BCB Group, which works in global digital finance, has rolled out a new program to help get corporate treasury departments to embrace digital assets, a press release says.
BCB works to provide business accounts and trading services for the digital asset economy.
Companies have begun realizing the value of having bitcoin or other digital coins on their balance sheets as bitcoin’s price is still bullish.
BCB’s solution will help treasury departments access management to begin incorporating digital assets, for companies that wish to allocate either part or all of their capital into bitcoin. It will be an “end-to-end service enabling treasury executives to enter, hold, manage, grow and report on a bitcoin-focused treasury strategy,” the release says.
“We are seeing some powerful signals attracting companies to the digital asset space including the debasement of reserve currencies through unprecedented levels of central bank money supply,” BCB Group founder and CEO Oliver von Landsberg-Sadie said, according to the release. “Some visionary CEOs, including MicroStrategy’s Michael Saylor and Tesla’s Elon Musk, are tuned into the coming-of-age of digital money and have led the way for the bitcoin treasury demand, which BCB is well equipped to meet.”

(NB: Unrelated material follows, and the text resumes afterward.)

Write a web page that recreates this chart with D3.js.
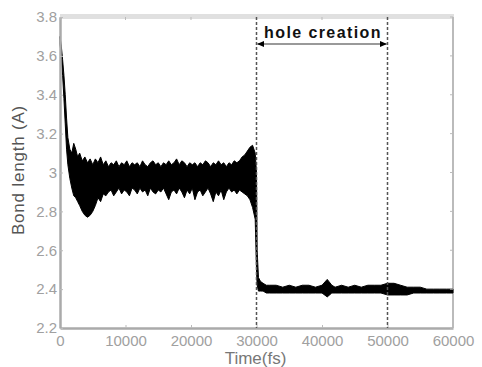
<!DOCTYPE html>
<html><head><meta charset="utf-8">
<script src="https://cdn.jsdelivr.net/npm/d3@7"></script>
<style>body{margin:0;background:#fff}svg{display:block}</style>
</head><body>
<svg id="c" width="482" height="367"></svg>
<script>
// Time (fs) and upper / lower envelope of the bond-length trace (Å)
const time = [0,200,400,600,800,1000,1200,1500,1800,2100,2400,2700,3000,3400,3800,4200,4600,5000,5400,5800,6200,6600,7000,7400,7800,8200,8600,9000,9400,9800,10200,10600,11000,11400,11800,12200,12600,13000,13400,13800,14200,14600,15000,15400,15800,16200,16600,17000,17400,17800,18200,18600,19000,19400,19800,20200,20600,21000,21400,21800,22200,22600,23000,23400,23800,24200,24600,25000,25400,25800,26200,26600,27000,27400,27800,28200,28600,29000,29400,29800,30000,30100,30300,30600,31000,31500,32000,33000,34000,35000,36000,37000,38000,39000,40000,40800,41500,42000,43000,44000,45000,46000,47000,48000,49000,50000,51000,52000,53000,54000,55000,56000,57000,58000,59000,60000];
const upper = [3.70,3.65,3.58,3.50,3.40,3.28,3.18,3.12,3.10,3.15,3.12,3.08,3.10,3.06,3.08,3.05,3.07,3.04,3.07,3.05,3.08,3.04,3.06,3.03,3.05,3.04,3.06,3.03,3.05,3.04,3.06,3.03,3.05,3.04,3.05,3.03,3.06,3.04,3.03,3.05,3.06,3.04,3.05,3.03,3.05,3.04,3.06,3.04,3.05,3.07,3.04,3.06,3.05,3.03,3.05,3.04,3.05,3.03,3.05,3.04,3.06,3.05,3.03,3.05,3.04,3.06,3.04,3.05,3.03,3.05,3.04,3.06,3.05,3.06,3.08,3.09,3.11,3.13,3.14,3.10,3.00,2.60,2.46,2.44,2.43,2.42,2.42,2.42,2.41,2.42,2.41,2.42,2.42,2.41,2.42,2.45,2.42,2.41,2.42,2.41,2.42,2.41,2.42,2.42,2.42,2.43,2.43,2.42,2.41,2.41,2.41,2.40,2.40,2.40,2.40,2.40];
const lower = [3.66,3.60,3.50,3.38,3.25,3.12,3.04,2.97,2.92,2.88,2.87,2.85,2.83,2.80,2.78,2.77,2.78,2.80,2.83,2.87,2.85,2.89,2.88,2.90,2.91,2.88,2.90,2.92,2.89,2.91,2.90,2.88,2.92,2.91,2.89,2.92,2.90,2.91,2.88,2.92,2.90,2.89,2.91,2.90,2.92,2.89,2.86,2.90,2.91,2.89,2.92,2.90,2.87,2.91,2.89,2.92,2.86,2.90,2.91,2.88,2.90,2.92,2.89,2.85,2.90,2.88,2.91,2.86,2.90,2.92,2.90,2.91,2.89,2.91,2.90,2.89,2.88,2.86,2.82,2.76,2.50,2.42,2.39,2.39,2.39,2.38,2.38,2.38,2.38,2.38,2.38,2.38,2.38,2.38,2.38,2.36,2.38,2.38,2.38,2.38,2.38,2.38,2.38,2.38,2.38,2.37,2.37,2.37,2.37,2.38,2.38,2.38,2.38,2.38,2.38,2.38];
const xTicks = [0,10000,20000,30000,40000,50000,60000];
const yTicks = [2.2,2.4,2.6,2.8,3.0,3.2,3.4,3.6,3.8];
const markers = [30000,50000];
const annotation = "hole creation";

const svg = d3.select("#c");
const L=60,R=453,T=17,B=328;
const x = d3.scaleLinear().domain([0,60000]).range([L,R]);
const y = d3.scaleLinear().domain([2.2,3.8]).range([B,T]);
const font = "'Liberation Sans',Arial,sans-serif";

// frame
svg.append("line").attr("x1",L).attr("x2",R+1).attr("y1",T-0.5).attr("y2",T-0.5).attr("stroke","#e0e0e0").attr("stroke-width",5);
svg.append("line").attr("x1",R).attr("x2",R).attr("y1",T).attr("y2",B).attr("stroke","#bbb").attr("stroke-width",2);

// data envelope
const data = time.map((t,i)=>({t,u:upper[i],l:lower[i]}));
svg.append("path").datum(data)
  .attr("d", d3.area().x(d=>x(d.t)).y0(d=>y(d.l)).y1(d=>y(d.u)))
  .attr("fill","#000").attr("stroke","#000").attr("stroke-width",1).attr("stroke-linejoin","round");

// axes
const xa = svg.append("g").attr("transform",`translate(0,${B})`)
  .call(d3.axisBottom(x).tickValues(xTicks).tickFormat(d3.format("d")).tickSizeInner(-3).tickSizeOuter(0).tickPadding(7));
const ya = svg.append("g").attr("transform",`translate(${L},0)`)
  .call(d3.axisLeft(y).tickValues(yTicks).tickFormat(d=>d===3?"3":d3.format(".1f")(d)).tickSizeInner(-3).tickSizeOuter(0).tickPadding(3));
[xa,ya].forEach(a=>{
  a.select(".domain").attr("stroke","#aaa").attr("stroke-width",2.5);
  a.selectAll(".tick line").attr("stroke","#bbb");
  a.selectAll(".tick text").attr("fill","#a0a0a0").attr("font-family",font).attr("font-size",15);
});
// top/right ticks
svg.append("g").selectAll("line").data(xTicks).join("line")
  .attr("x1",d=>x(d)).attr("x2",d=>x(d)).attr("y1",T).attr("y2",T+3).attr("stroke","#bbb");
svg.append("g").selectAll("line").data(yTicks).join("line")
  .attr("x1",R).attr("x2",R-3).attr("y1",d=>y(d)).attr("y2",d=>y(d)).attr("stroke","#bbb");

// dashed markers
svg.append("g").selectAll("line").data(markers).join("line")
  .attr("x1",d=>x(d)).attr("x2",d=>x(d)).attr("y1",T).attr("y2",B)
  .attr("stroke","#555").attr("stroke-width",1.5).attr("stroke-dasharray","3,2");

// arrow
const defs = svg.append("defs");
defs.append("marker").attr("id","ah").attr("viewBox","0 0 10 10").attr("refX",9).attr("refY",5)
  .attr("markerWidth",5).attr("markerHeight",5).attr("orient","auto-start-reverse")
  .append("path").attr("d","M0,1L10,5L0,9Z").attr("fill","#000");
svg.append("line").attr("x1",x(markers[0])+1).attr("x2",x(markers[1])-1).attr("y1",44).attr("y2",44)
  .attr("stroke","#777").attr("stroke-width",1.5).attr("marker-start","url(#ah)").attr("marker-end","url(#ah)");
svg.append("text").attr("x",(x(markers[0])+x(markers[1]))/2+1).attr("y",38).attr("text-anchor","middle")
  .attr("font-family",font).attr("font-weight","bold").attr("font-size",16).attr("letter-spacing",1.4).attr("fill","#111").text(annotation);

// axis labels
svg.append("text").attr("x",(L+R)/2-1).attr("y",364).attr("text-anchor","middle")
  .attr("font-family",font).attr("font-size",17).attr("fill","#777").text("Time(fs)");
svg.append("text").attr("transform","translate(24,170) rotate(-90)").attr("text-anchor","middle")
  .attr("font-family",font).attr("font-size",17).attr("letter-spacing",0.8).attr("fill","#555").text("Bond length (A)");
</script>
</body></html>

PYMNTS reported recently on the new interest from the corporate world in digital assets, writing that the shift came with the new regulations and higher yields. Last September, the OCC passed a new ruling that would let banks and federal savings associations hold some crypto assets.
Voyager Digital Co-Founder and CEO Steve Ehrlich said that his company was “trending towards larger scale adoption.” He said more regulation would mean the beginning of the adoption phase as more assets are legitimized in the eyes of businesses.
But despite the new optimism, the general market’s understanding of crypto still isn’t much. Ehrlich said Voyager’s priority was security, including keeping up as best as possible with regulators and anti-money-laundering practices.